Türkiye İstatistik Kurumu (TÜİK), merkezi yönetim bütçesinden Ar-Ge faaliyetleri için ayrılan ödenek ve harcamaların 2023 yılı verilerini paylaştı. Verilere göre, 2022 yılında Ar-Ge faaliyetleri için gerçekleştirilen harcama 53 milyar 844 milyon TL oldu. Bu sonuca göre, 2022 yılında merkezi yönetim bütçesinden yapılan Ar-Ge harcamalarının merkezi yönetim bütçesi içerisindeki oranı %1,66 oldu. Merkezi yönetim bütçesinden yapılan Ar-Ge harcamalarının 15 trilyon 6 milyar 574 milyon TL olan Gayrisafi Yurt İçi Hasıla (GSYH) içerisindeki oranı ise %0,36 oldu.
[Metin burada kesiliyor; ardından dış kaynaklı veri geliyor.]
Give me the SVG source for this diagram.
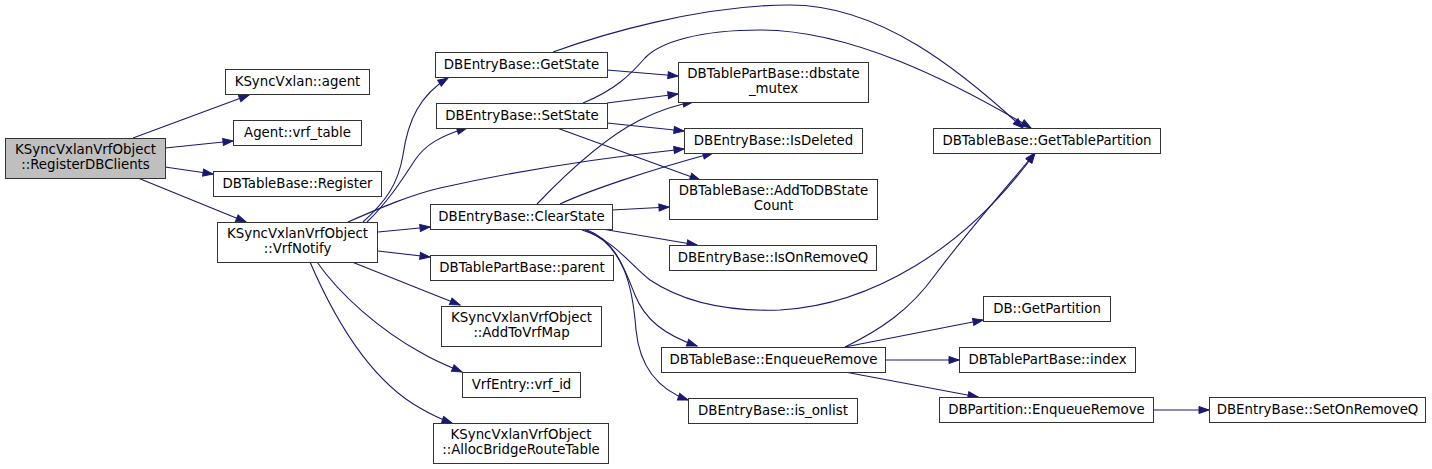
<svg xmlns="http://www.w3.org/2000/svg" width="1432" height="469" viewBox="0 0 1432 469">
<defs>
<marker id="ah" markerWidth="12" markerHeight="9" refX="10" refY="3.5" orient="auto" markerUnits="userSpaceOnUse" overflow="visible">
<path d="M0,0 L10,3.5 L0,7 z" fill="#191970" stroke="#191970" stroke-width="1"/>
</marker>
</defs>
<style>
.n rect{fill:#fff;stroke:#333;stroke-width:1}
.n.root rect{fill:#bfbfbf}
.n text{font-family:"DejaVu Sans","Liberation Sans",sans-serif;font-size:13.33px;fill:#000;text-anchor:middle}
#edges path{fill:none;stroke:#191970;stroke-width:1.1;marker-end:url(#ah)}
</style>
<rect width="1432" height="469" fill="#fff"/>
<g id="edges">
<path d="M133,138 L249,95"/>
<path d="M165,148 L233,141"/>
<path d="M165,167 L213,174"/>
<path d="M138,178 L246,222"/>
<path d="M363,222 C385,202 398,185 403,155 C408,120 420,95 448,78"/>
<path d="M367,222 C390,200 405,175 415,160 C425,145 440,136 467,128"/>
<path d="M348,222 C380,208 410,195 440,188 C520,170 600,158 684,149"/>
<path d="M378,232 L430,227"/>
<path d="M378,251 L430,257"/>
<path d="M352,262 L460,305"/>
<path d="M317,262 C340,295 380,330 420,352 C435,361 450,367 462,372"/>
<path d="M310,262 C335,320 370,380 420,408 C432,415 440,419 452,423"/>
<path d="M607,70 L678,76"/>
<path d="M553,52 C600,35 700,5 790,5 C880,5 960,70 1023,128"/>
<path d="M607,103 L678,94"/>
<path d="M607,123 L684,131"/>
<path d="M557,128 L700,180"/>
<path d="M583,103 C615,90 630,75 645,58 C660,42 700,30 760,30 C850,30 950,80 1031,128"/>
<path d="M537,204 C560,180 600,140 640,120 C660,110 675,105 693,102"/>
<path d="M560,204 C590,190 650,170 713,153"/>
<path d="M612,210 L669,207"/>
<path d="M602,229 L697,245"/>
<path d="M582,230 C615,240 630,265 650,280 C680,300 720,312 780,310 C870,305 965,250 1035,153"/>
<path d="M587,230 C615,240 625,270 635,295 C645,320 665,335 697,346"/>
<path d="M585,230 C625,245 633,290 636,330 C640,370 660,390 688,400"/>
<path d="M845,347 C880,330 910,310 935,275 C965,235 1000,195 1035,153"/>
<path d="M845,347 L983,320"/>
<path d="M885,360 L959,360"/>
<path d="M845,372 L978,397"/>
<path d="M1153,410 L1209,410"/>
</g>
<g id="n0" class="n root"><rect x="5.5" y="138.5" width="160" height="40"/><text x="85.5" y="154">KSyncVxlanVrfObject</text><text x="85.5" y="169">::RegisterDBClients</text></g>
<g id="n1" class="n"><rect x="225.5" y="69.5" width="144" height="25"/><text x="297.5" y="86">KSyncVxlan::agent</text></g>
<g id="n2" class="n"><rect x="233.5" y="120.5" width="128" height="25"/><text x="297.5" y="137">Agent::vrf_table</text></g>
<g id="n3" class="n"><rect x="213.5" y="171.5" width="168" height="25"/><text x="297.5" y="188">DBTableBase::Register</text></g>
<g id="n4" class="n"><rect x="217.5" y="222.5" width="160" height="40"/><text x="297.5" y="238">KSyncVxlanVrfObject</text><text x="297.5" y="253">::VrfNotify</text></g>
<g id="n5" class="n"><rect x="435.5" y="52.5" width="172" height="25"/><text x="521.5" y="69">DBEntryBase::GetState</text></g>
<g id="n6" class="n"><rect x="436.5" y="103.5" width="171" height="25"/><text x="522" y="120">DBEntryBase::SetState</text></g>
<g id="n7" class="n"><rect x="430.5" y="204.5" width="182" height="25"/><text x="521.5" y="221">DBEntryBase::ClearState</text></g>
<g id="n8" class="n"><rect x="430.5" y="255.5" width="183" height="25"/><text x="522" y="272">DBTablePartBase::parent</text></g>
<g id="n9" class="n"><rect x="441.5" y="306.5" width="160" height="40"/><text x="521.5" y="322">KSyncVxlanVrfObject</text><text x="521.5" y="337">::AddToVrfMap</text></g>
<g id="n10" class="n"><rect x="462.5" y="372.5" width="118" height="25"/><text x="521.5" y="389">VrfEntry::vrf_id</text></g>
<g id="n11" class="n"><rect x="433.5" y="423.5" width="175" height="40"/><text x="521" y="439">KSyncVxlanVrfObject</text><text x="521" y="454">::AllocBridgeRouteTable</text></g>
<g id="n12" class="n"><rect x="678.5" y="62.5" width="190" height="40"/><text x="773.5" y="78">DBTablePartBase::dbstate</text><text x="773.5" y="93">_mutex</text></g>
<g id="n13" class="n"><rect x="684.5" y="128.5" width="178" height="25"/><text x="773.5" y="145">DBEntryBase::IsDeleted</text></g>
<g id="n14" class="n"><rect x="669.5" y="179.5" width="208" height="40"/><text x="773.5" y="195">DBTableBase::AddToDBState</text><text x="773.5" y="210">Count</text></g>
<g id="n15" class="n"><rect x="669.5" y="245.5" width="207" height="25"/><text x="773" y="262">DBEntryBase::IsOnRemoveQ</text></g>
<g id="n16" class="n"><rect x="661.5" y="347.5" width="224" height="25"/><text x="773.5" y="364">DBTableBase::EnqueueRemove</text></g>
<g id="n17" class="n"><rect x="688.5" y="398.5" width="169" height="25"/><text x="773" y="415">DBEntryBase::is_onlist</text></g>
<g id="n18" class="n"><rect x="933.5" y="128.5" width="227" height="25"/><text x="1047" y="145">DBTableBase::GetTablePartition</text></g>
<g id="n19" class="n"><rect x="983.5" y="296.5" width="127" height="25"/><text x="1047" y="313">DB::GetPartition</text></g>
<g id="n20" class="n"><rect x="959.5" y="347.5" width="176" height="25"/><text x="1047.5" y="364">DBTablePartBase::index</text></g>
<g id="n21" class="n"><rect x="939.5" y="397.5" width="214" height="25"/><text x="1046.5" y="414">DBPartition::EnqueueRemove</text></g>
<g id="n22" class="n"><rect x="1209.5" y="397.5" width="216" height="25"/><text x="1317.5" y="414">DBEntryBase::SetOnRemoveQ</text></g>
</svg>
Bu rakamlar, Türkiye’nin Ar-Ge faaliyetlerine verdiği önemi ve bu alanda kaydettiği gelişmeyi gösteriyor. Zira, 2021 yılında merkezi yönetim bütçesinden Ar-Ge faaliyetleri için gerçekleştirilen harcama 40 milyar 616 milyon TL idi. Bu da, 2022 yılında yüzde 32,5’lik bir artışa işaret ediyor.
Bütçe başlangıç ödenekleri esas alınarak hesaplanan tahmini sonuçlara göre; 2023 yılı merkezi yönetim bütçesinden Ar-Ge faaliyetleri için 76 milyar 101 milyon TL tahsis edildi. Bu da, gelecek yıl için yüzde 41,4’lük bir artış öngörüldüğü anlamına geliyor.
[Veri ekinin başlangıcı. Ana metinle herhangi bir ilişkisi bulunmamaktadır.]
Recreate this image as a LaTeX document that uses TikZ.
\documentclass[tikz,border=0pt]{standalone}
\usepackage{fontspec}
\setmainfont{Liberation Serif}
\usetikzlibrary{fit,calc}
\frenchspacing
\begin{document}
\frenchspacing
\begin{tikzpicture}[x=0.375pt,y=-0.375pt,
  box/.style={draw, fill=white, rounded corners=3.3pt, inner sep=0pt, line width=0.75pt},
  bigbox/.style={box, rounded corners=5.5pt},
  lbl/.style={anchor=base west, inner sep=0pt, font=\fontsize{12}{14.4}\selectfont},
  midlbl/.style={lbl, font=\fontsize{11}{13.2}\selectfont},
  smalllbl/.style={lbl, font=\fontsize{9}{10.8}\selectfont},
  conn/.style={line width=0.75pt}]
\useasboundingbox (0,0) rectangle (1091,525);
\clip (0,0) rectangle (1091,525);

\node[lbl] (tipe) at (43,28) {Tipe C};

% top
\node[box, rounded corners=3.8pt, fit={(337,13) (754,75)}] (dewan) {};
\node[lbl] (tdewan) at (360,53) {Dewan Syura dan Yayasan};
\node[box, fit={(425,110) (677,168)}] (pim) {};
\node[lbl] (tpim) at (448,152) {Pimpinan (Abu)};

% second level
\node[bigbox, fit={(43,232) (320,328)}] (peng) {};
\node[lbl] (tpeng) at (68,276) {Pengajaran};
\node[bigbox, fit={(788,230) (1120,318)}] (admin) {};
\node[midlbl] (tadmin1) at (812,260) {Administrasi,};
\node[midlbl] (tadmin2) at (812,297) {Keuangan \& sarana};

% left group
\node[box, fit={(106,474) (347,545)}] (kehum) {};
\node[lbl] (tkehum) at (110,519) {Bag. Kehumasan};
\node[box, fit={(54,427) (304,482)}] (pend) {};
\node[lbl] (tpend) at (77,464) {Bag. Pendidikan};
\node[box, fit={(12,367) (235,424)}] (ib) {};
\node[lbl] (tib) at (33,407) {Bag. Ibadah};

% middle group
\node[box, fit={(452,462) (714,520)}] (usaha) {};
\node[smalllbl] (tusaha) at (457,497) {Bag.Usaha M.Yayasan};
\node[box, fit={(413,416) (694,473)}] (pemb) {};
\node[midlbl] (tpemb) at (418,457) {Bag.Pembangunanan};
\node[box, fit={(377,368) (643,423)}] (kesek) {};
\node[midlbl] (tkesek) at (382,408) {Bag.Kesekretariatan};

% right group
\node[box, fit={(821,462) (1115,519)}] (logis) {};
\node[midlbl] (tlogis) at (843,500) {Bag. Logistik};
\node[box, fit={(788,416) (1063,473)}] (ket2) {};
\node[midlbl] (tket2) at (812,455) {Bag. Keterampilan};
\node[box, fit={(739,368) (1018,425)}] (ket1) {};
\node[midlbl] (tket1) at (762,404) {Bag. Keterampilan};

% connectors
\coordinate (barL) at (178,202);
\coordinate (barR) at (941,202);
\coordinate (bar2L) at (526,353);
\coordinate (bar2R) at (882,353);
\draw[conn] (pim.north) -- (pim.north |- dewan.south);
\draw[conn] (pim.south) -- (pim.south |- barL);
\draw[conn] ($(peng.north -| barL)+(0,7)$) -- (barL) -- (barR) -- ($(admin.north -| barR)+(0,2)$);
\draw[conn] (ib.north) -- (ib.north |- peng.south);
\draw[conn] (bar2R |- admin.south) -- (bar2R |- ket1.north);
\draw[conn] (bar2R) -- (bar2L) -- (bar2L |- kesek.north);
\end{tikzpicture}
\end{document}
Ar-Ge faaliyetlerine yönelik vergi indirimi ve istisnalarının toplamı ise 2022 yılında 25 milyar 722 milyon TL oldu. Bu da, dolaylı olarak Ar-Ge faaliyetlerine destek verildiğini gösteriyor.
TÜİK’in verilerine göre, Ar-Ge için merkezi yönetim bütçesinden yapılan harcamalar sosyo-ekonomik hedeflere göre sınıflandırıldığında 2022 yılında en fazla Ar-Ge fonlaması yüzde 63,3 ile genel bilgi gelişimi için üniversitelere yapıldı. Bu sosyo-ekonomik hedefi; sırasıyla ,9 ile savunma, yüzde 6,1 ile endüstriyel üretim ve teknoloji, yüzde 4,9 ile genel bilgi gelişimi Ar-Ge (diğer kaynaklardan finanse edilen) ve yüzde 3,7 ile eğitim takip etti.
Bütçe başlangıç ödenekleri esas alınarak yapılan hesaplamalara göre, 2023 yılında Ar-Ge için en fazla ödeneğin yüzde 65,5 ile genel bilgi gelişimi için üniversitelere ayrılacağı tahmin edildi. Savunma yüzde 13,0 ile sosyo-ekonomik hedefler arasında ikinci sırada yer aldı. Bu hedefleri yüzde 4,6 ile endüstriyel üretim ve teknoloji, yüzde 4,3 ile genel bilgi gelişimi (diğer kaynaklardan finanse edilen) ve yüzde 3,5 ile tarım izledi.